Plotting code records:

* Begin *

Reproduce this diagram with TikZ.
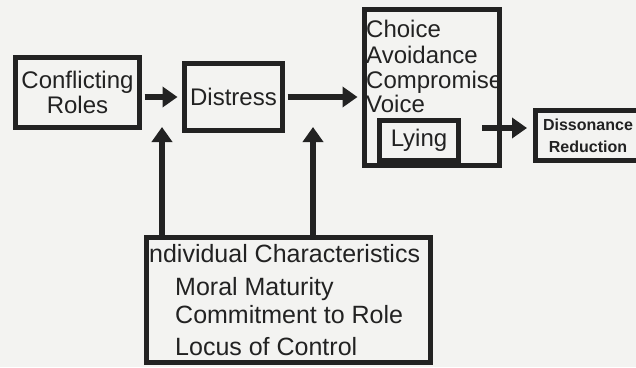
\documentclass[tikz,border=0pt]{standalone}
\usepackage{fontspec}
\setmainfont{Liberation Sans}
\usetikzlibrary{arrows.meta}
\definecolor{ink}{RGB}{34,34,34}
\definecolor{paper}{RGB}{243,243,241}
\tikzstyle{box}=[draw=ink,line width=5bp,inner sep=0pt,text=ink,align=center,font=\fontsize{24bp}{25bp}\selectfont]
\tikzstyle{edge}=[draw=ink,line width=6bp,-{Triangle[length=15bp,width=20bp]}]
\tikzstyle{entry}=[anchor=base west,inner sep=0pt,text=ink,font=\fontsize{24bp}{25bp}\selectfont]

\begin{document}
\begin{tikzpicture}[x=1bp,y=-1bp]
	% page
	\fill[paper] (0,0) rectangle (636,367);
	\useasboundingbox (0,0) rectangle (636,367);

	% First the boxes
	\node[box,minimum width=124bp,minimum height=70bp] (roles) at (77.5,92.5) {Conflicting\\Roles};
	\node[box,minimum width=98bp,minimum height=67bp] (distress) at (233.5,97) {Distress};
	\node[box,minimum width=135bp,minimum height=156bp] (opts) at (432,87.5) {};
	\node[box,minimum width=79bp,minimum height=40bp] (lying) at (419,140.5) {Lying};
	\node[box,minimum width=106bp,minimum height=50bp,font=\bfseries\fontsize{16bp}{22bp}\selectfont] (dissonance) at (588,135.5) {Dissonance\\Reduction};
	\node[box,minimum width=284bp,minimum height=125bp] (ind) at (288.5,300) {};

	% Then the lists inside them
	\foreach \y/\txt [count=\i] in {37/Choice, 63/Avoidance, 88/Compromise, 112/Voice}
		\node[entry] (opt\i) at (366,\y) {\txt};
	\node[entry,font=\fontsize{25bp}{25bp}\selectfont] (indhead) at (142,262) {Individual Characteristics};
	\foreach \y/\txt [count=\i] in {295/Moral Maturity, 323/Commitment to Role, 355/Locus of Control}
		\node[entry,font=\fontsize{25bp}{25bp}\selectfont] (ind\i) at (175,\y) {\txt};

	% Connect the boxes with arrows
	\coordinate (tipa) at (162,127);
	\coordinate (tipb) at (313,127);
	\coordinate (lieout) at (482,128);
	\path[edge,shorten <=2.5bp,shorten >=4.5bp] (roles.east |- distress.west) -- (distress.west);
	\path[edge,shorten <=2.5bp,shorten >=4.5bp] (distress.east) -- (distress.east -| opts.west);
	\path[edge,shorten >=5.5bp] (lieout) -- (lieout -| dissonance.west);
	\foreach \tip in {tipa, tipb}
		\path[edge] (ind.north -| \tip) -- (\tip);
\end{tikzpicture}
\end{document}
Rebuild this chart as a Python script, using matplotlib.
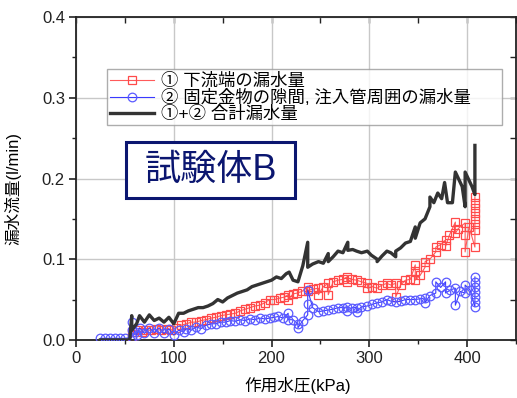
import matplotlib
matplotlib.use("Agg")
import matplotlib.pyplot as plt
from matplotlib.patches import Rectangle

plt.rcParams['font.family'] = ['Liberation Sans', 'Noto Sans CJK JP', 'DejaVu Sans']

# ① downstream-end leakage (kPa, l/min)
red_x = [57, 57, 62, 67, 72, 77, 82, 87, 92, 97, 102, 107, 113, 118, 123, 128, 133, 138,
         143, 148, 153, 158, 163, 168, 173, 178, 183, 188, 193, 198, 203, 209, 213, 217,
         217, 222, 226, 231, 237, 237, 242, 248, 248, 253, 258, 258, 263, 268, 273, 277,
         277, 282, 287, 292, 298, 298, 303, 308, 313, 318, 322, 327, 327, 332, 337, 342,
         347, 347, 347, 352, 357, 357, 362, 368, 368, 373, 378, 378, 382, 388, 388, 391,
         398, 398, 398, 402, 408, 408, 408, 408, 408, 408, 408, 408]
red_y = [0.004, 0.010, 0.012, 0.010, 0.012, 0.012, 0.013, 0.012, 0.014, 0.012, 0.015,
         0.018, 0.020, 0.022, 0.022, 0.024, 0.025, 0.027, 0.028, 0.030, 0.031, 0.032,
         0.033, 0.036, 0.038, 0.040, 0.042, 0.043, 0.046, 0.050, 0.050, 0.052, 0.053,
         0.056, 0.050, 0.057, 0.058, 0.060, 0.066, 0.061, 0.063, 0.064, 0.056, 0.066,
         0.070, 0.056, 0.072, 0.074, 0.075, 0.078, 0.072, 0.075, 0.074, 0.072, 0.070,
         0.064, 0.066, 0.064, 0.068, 0.070, 0.068, 0.070, 0.053, 0.068, 0.074, 0.075,
         0.093, 0.085, 0.074, 0.080, 0.090, 0.097, 0.100, 0.109, 0.115, 0.118, 0.124,
         0.116, 0.130, 0.146, 0.132, 0.138, 0.145, 0.130, 0.109, 0.140, 0.115, 0.136,
         0.143, 0.150, 0.157, 0.164, 0.170, 0.177]

# ② leakage around the fixing hardware and injection pipe
blue_x = [25, 30, 35, 40, 45, 50, 57, 57, 57, 60, 62, 65, 70, 75, 80, 85, 90, 95, 100,
          105, 110, 113, 118, 123, 128, 133, 138, 143, 148, 153, 158, 163, 168, 173,
          178, 183, 188, 193, 198, 203, 207, 212, 217, 217, 222, 227, 227, 232, 237,
          237, 237, 242, 248, 253, 258, 263, 268, 273, 277, 277, 282, 287, 287, 292,
          298, 303, 308, 313, 318, 322, 327, 332, 337, 342, 347, 352, 357, 357, 362,
          368, 368, 373, 378, 378, 383, 388, 388, 393, 398, 398, 403, 408, 408, 408,
          408, 408, 408, 408]
blue_y = [0.002, 0.002, 0.002, 0.002, 0.002, 0.002, 0.003, 0.012, 0.022, 0.010, 0.006,
          0.015, 0.008, 0.015, 0.009, 0.015, 0.008, 0.014, 0.006, 0.012, 0.010, 0.014,
          0.012, 0.016, 0.014, 0.018, 0.020, 0.020, 0.022, 0.022, 0.024, 0.023, 0.025,
          0.024, 0.026, 0.025, 0.027, 0.026, 0.027, 0.028, 0.029, 0.027, 0.033, 0.025,
          0.025, 0.020, 0.015, 0.024, 0.031, 0.045, 0.062, 0.040, 0.035, 0.036, 0.037,
          0.038, 0.040, 0.040, 0.041, 0.036, 0.040, 0.040, 0.035, 0.041, 0.042, 0.044,
          0.046, 0.047, 0.050, 0.048, 0.047, 0.048, 0.050, 0.050, 0.050, 0.051, 0.052,
          0.046, 0.055, 0.058, 0.072, 0.065, 0.072, 0.058, 0.062, 0.064, 0.043, 0.060,
          0.058, 0.068, 0.062, 0.041, 0.047, 0.053, 0.059, 0.065, 0.072, 0.078]

# ①+② total leakage
total_x = [25, 35, 45, 55, 57, 57, 62, 65, 70, 75, 80, 85, 90, 95, 100, 105, 110, 115,
           120, 125, 130, 135, 140, 145, 150, 155, 160, 165, 170, 175, 180, 185, 190,
           195, 200, 205, 210, 215, 218, 222, 227, 232, 237, 237, 242, 248, 253, 258,
           258, 263, 268, 273, 278, 278, 283, 287, 292, 298, 302, 308, 308, 313, 318,
           322, 327, 327, 332, 337, 342, 347, 347, 352, 357, 362, 362, 366, 370, 374,
           377, 380, 385, 388, 395, 398, 398, 405, 408, 408]
total_y = [0.000, 0.000, 0.000, 0.000, 0.030, 0.012, 0.020, 0.030, 0.022, 0.031, 0.024,
           0.027, 0.022, 0.028, 0.020, 0.033, 0.033, 0.036, 0.038, 0.040, 0.040, 0.042,
           0.045, 0.050, 0.047, 0.052, 0.055, 0.058, 0.060, 0.062, 0.066, 0.068, 0.070,
           0.072, 0.074, 0.078, 0.076, 0.082, 0.084, 0.074, 0.072, 0.092, 0.121, 0.090,
           0.094, 0.097, 0.095, 0.107, 0.097, 0.103, 0.110, 0.108, 0.121, 0.111, 0.112,
           0.110, 0.108, 0.110, 0.105, 0.100, 0.097, 0.104, 0.110, 0.108, 0.103, 0.110,
           0.114, 0.120, 0.122, 0.140, 0.126, 0.145, 0.150, 0.165, 0.177, 0.170, 0.182,
           0.175, 0.195, 0.170, 0.170, 0.208, 0.190, 0.165, 0.208, 0.190, 0.180, 0.241]

x_ticks = [0, 100, 200, 300, 400]
y_ticks = [0.0, 0.1, 0.2, 0.3, 0.4]
y_tick_labels = ["0.0", "0.1", "0.2", "0.3", "0.4"]

legend_labels = ["① 下流端の漏水量",
                 "② 固定金物の隙間, 注入管周囲の漏水量",
                 "①+② 合計漏水量"]
specimen_label = "試験体B"

fig = plt.figure(figsize=(5.17, 3.98), dpi=100)
ax = fig.add_axes([0.147, 0.146, 0.851, 0.811])

ax.plot(red_x, red_y, color='#ff5a5a', lw=0.8, marker='s', ms=5.8, mfc='none',
        mec='#ff4a4a', mew=0.9, label=legend_labels[0], zorder=3)
ax.plot(blue_x, blue_y, color='#3a3aff', lw=0.8, marker='o', ms=6.2, mfc='none',
        mec='#5a5aff', mew=0.9, label=legend_labels[1], zorder=3)
ax.plot(total_x, total_y, color='#333333', lw=2.4, label=legend_labels[2], zorder=4)

ax.set_xlim(0, 450)
ax.set_ylim(0, 0.4)
ax.set_xticks(x_ticks)
ax.set_xticks([50, 150, 250, 350, 450], minor=True)
ax.set_yticks(y_ticks)
ax.set_yticklabels(y_tick_labels)
ax.set_yticks([0.05, 0.15, 0.25, 0.35], minor=True)
ax.grid(True, which='major', color='#c8c8c8', lw=1.0, zorder=0)
ax.set_axisbelow(True)

ax.tick_params(axis='both', which='major', labelsize=12, colors='#222222',
               direction='out', length=5, width=1.2, pad=3)
ax.tick_params(axis='both', which='minor', direction='out', length=3, width=1.0,
               colors='#222222')
for s in ax.spines.values():
    s.set_linewidth(1.3)
    s.set_color('#222222')

# inward ticks on the top and right frame
top = ax.secondary_xaxis('top')
top.set_xticks(x_ticks)
top.set_xticks([50, 150, 250, 350, 450], minor=True)
top.tick_params(which='both', direction='in', length=4, width=1.0, labeltop=False,
                colors='#222222')
top.spines['top'].set_visible(False)
right = ax.secondary_yaxis('right')
right.set_yticks(y_ticks)
right.set_yticks([0.05, 0.15, 0.25, 0.35], minor=True)
right.tick_params(which='both', direction='in', length=4, width=1.0, labelright=False,
                  colors='#222222')
right.spines['right'].set_visible(False)

ax.set_xlabel("作用水圧(kPa)", fontsize=12)
ax.xaxis.set_label_coords(0.505, -0.115)
ax.set_ylabel("漏水流量(l/min)", fontsize=12)
ax.yaxis.set_label_coords(-0.125, 0.47)

leg = ax.legend(loc='upper left', bbox_to_anchor=(0.07, 0.656, 0.898, 0.183),
                mode='expand', fontsize=12.5,
                frameon=True, fancybox=False, edgecolor='#999999',
                borderpad=0.2, labelspacing=0.0, handlelength=2.5,
                handletextpad=0.45, borderaxespad=0)
leg.get_frame().set_linewidth(1.0)

# specimen tag
ax.add_patch(Rectangle((0.1136, 0.4396), 0.384, 0.1734, transform=ax.transAxes,
                       fc='white', ec='#0b1670', lw=2.2, zorder=5))
ax.text(0.306, 0.526, specimen_label, transform=ax.transAxes, fontsize=26,
        color='#0b1670', ha='center', va='center', zorder=6)

fig.savefig("out.png", dpi=100)
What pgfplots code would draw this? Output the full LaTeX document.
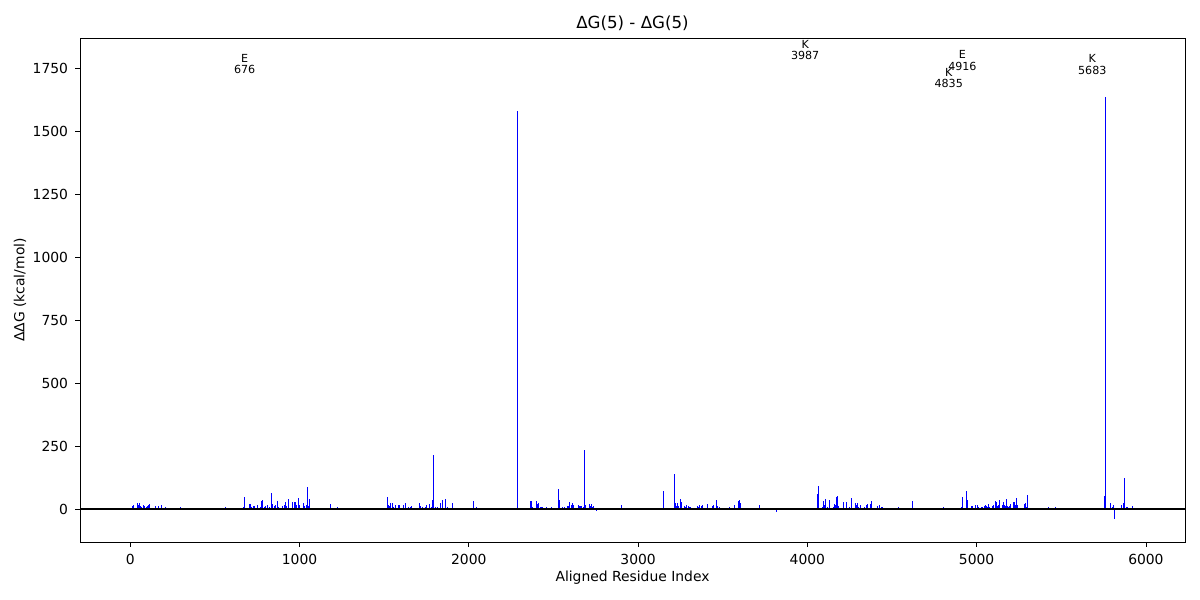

* End *

> _Stated goal_:
The lines to print start at the line containing "Rebuild this chart" and end at the line containing "plt.rcParams['font.family'] = ['Liberation"; print them exactly, both ends included, and leave out every picture.

> _Response to this exercise_:
Rebuild this chart as a Python script, using matplotlib.
import matplotlib
matplotlib.use("Agg")
import matplotlib.pyplot as plt
from matplotlib.patches import Rectangle

plt.rcParams['font.family'] = ['Liberation Sans', 'Noto Sans CJK JP', 'DejaVu Sans']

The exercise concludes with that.